Il m’a assuré que, tenant compte de nos pressants désirs, il avait fait de nos réclamations son affaire personnelle. «Mais, disait-il, ce travail a été plus dur que nous ne le pensions» («più faticoso che Lei puö immaginarsi»). «Il s’agit en effet, poursuivit-il, de milieux d’intellectuels difficilement saisissables, qui tâchent toujours de se regrouper et qui, lorsqu’ils trouvent une porte fermée, essayent d’en enfoncer une autre.» J’ai naturellement saisi cette occasion pour abonder dans ce sens et pour reparler de la «Gazzetta del Lago Maggiore» vers laquelle les collaborateurs de la fameuse «Cronaca Prealpina» avaient «émigré», ainsi que pour signaler aussi une publication regrettable, dans l’esprit plus que dans le fond, sur P«Helvétie romaine» qu’on avait réussi à publier dans une revue du «Governatorato» de Rome; je vous écris à ce sujet séparément.
M. Ciano a cependant conclu que, dans une année, il avait réussi à «mettere le cose a posto». Il m’a invité à lui signaler personnellement, en dehors des bureaux du Ministère, toute nouvelle manifestation vraiment sérieuse que j’aurais pu constater et qui lui aurait échappé. Le Ministre des Affaires Etrangères m’a aussi donné à entendre que le Chef du Gouvernement n’attachait pas d’importance à la prose des irrédentistes, mais que lui-même avait voulu nous donner des preuves tangibles de la bonne volonté du Gouvernement italien. Tout ceci est, en effet, extrêmement réjouissant et corrobore ce que nous savions déjà.
En revanche, j’ai été, je l’avoue, quelque peu préoccupé par les faits suivants que me signale le Ministre des Affaires Etrangères.
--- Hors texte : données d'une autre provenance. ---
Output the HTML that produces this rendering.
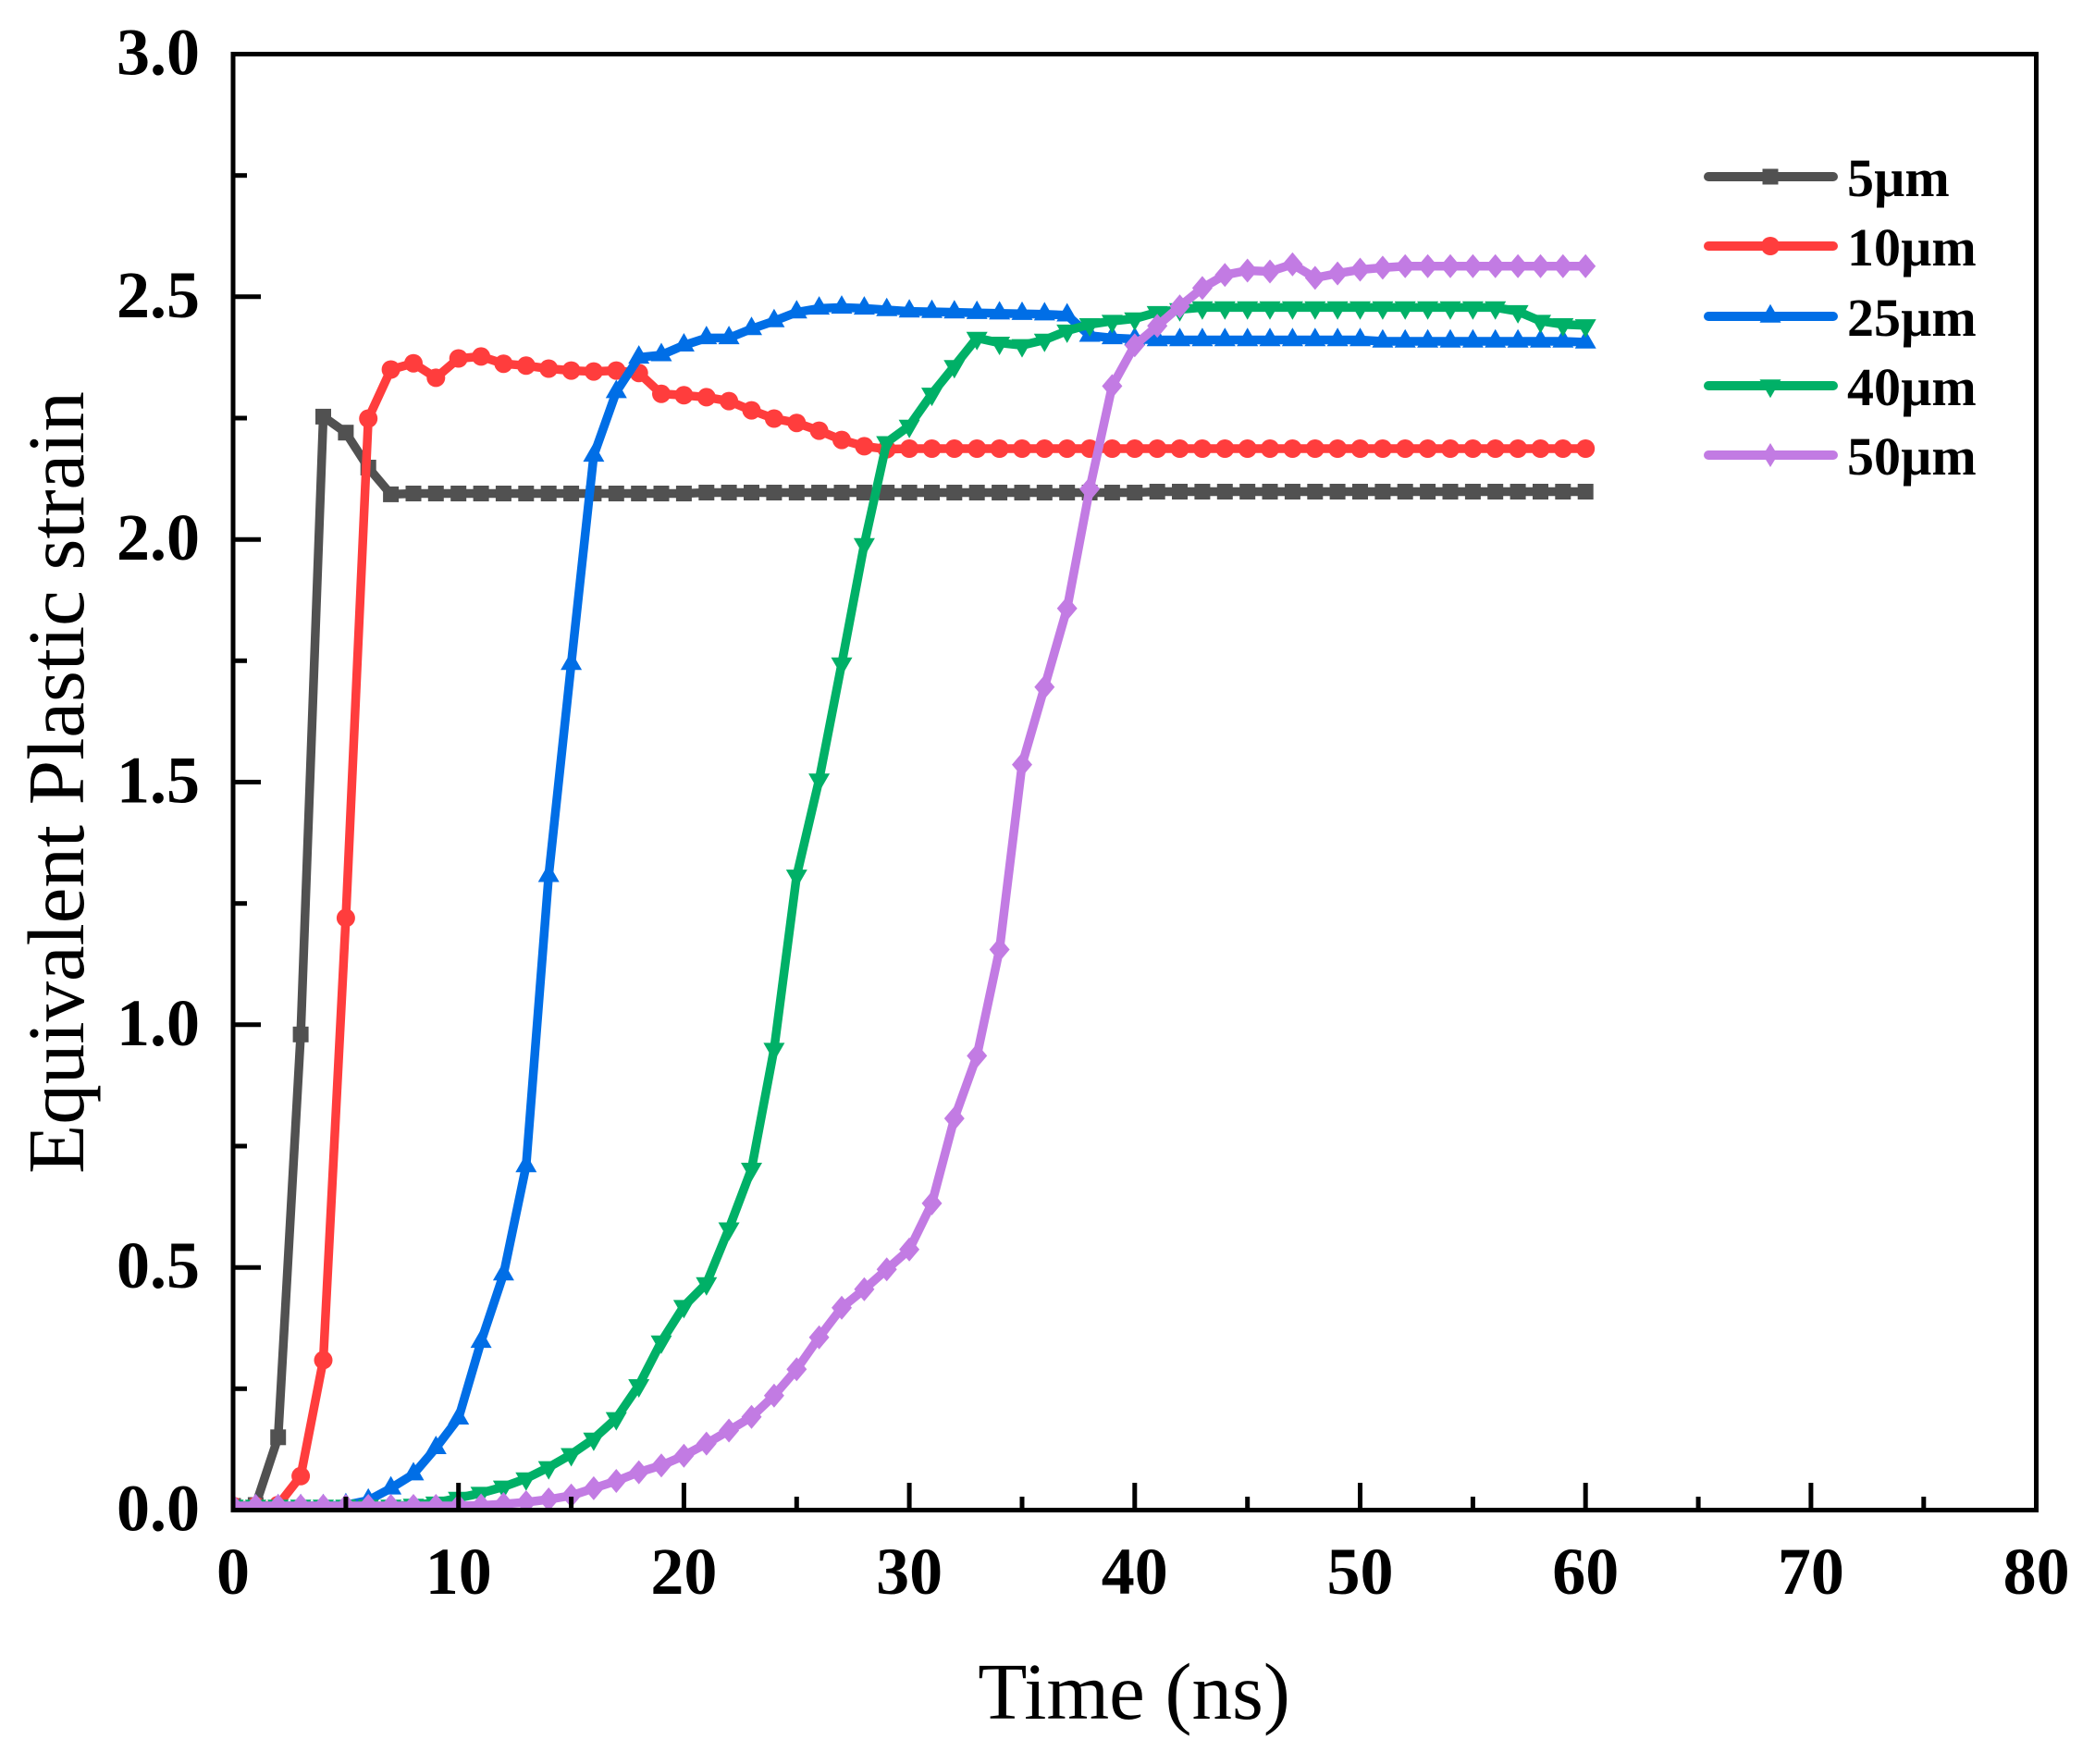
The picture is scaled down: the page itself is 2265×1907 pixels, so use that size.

Ayant fait venir des télégrammes reçus de Suisse (un de trois et un de deux pages) dont, contrairement à son habitude, il ne m’a pas laissé prendre vision, il m’a dit que la commémoration de la bataille de Giornico du 1er août risquait de faire renaître des difficultés3. Les milieux irrédentistes paraissent, en effet, «sauter» sur cette occasion et M. Ciano me dit que, d’après les nouvelles reçues de Suisse, on se préoccupait déjà chez nous des répercussions qu’aurait cette fête dans les milieux en question. «Si on donne à cette commémoration le caractère de la fête d’une victoire de la Suisse sur l’Italie», disait le Ministre des Affaires Etrangères, «je ne réussis plus à tenir en laisse les gens du «Libro e Moschetto», etc.». Je crois reconnaître dans ces pressions, entre autres, l’action du Ministre de la Justice, M. Solmi, qui est, sauf erreur, l’auteur d’un livre sur la bataille de Giornico. Les arguments que nous pouvons avancer (festivals où il est question de troupes françaises, etc.) ne portent pas en présence de cette situation politique. M. Ciano m’a donné l’assurance qu’à titre préventif, il donnerait de nouvelles instructions à la presse pour qu’elle se tienne tranquille, «mais», disait-il, «il faudrait, du côté suisse, que quelque chose fût aussi fait, en soulignant peut-être qu’il s’agissait d’une lutte fratricide et non pas d’une victoire suisse sur l’Italie».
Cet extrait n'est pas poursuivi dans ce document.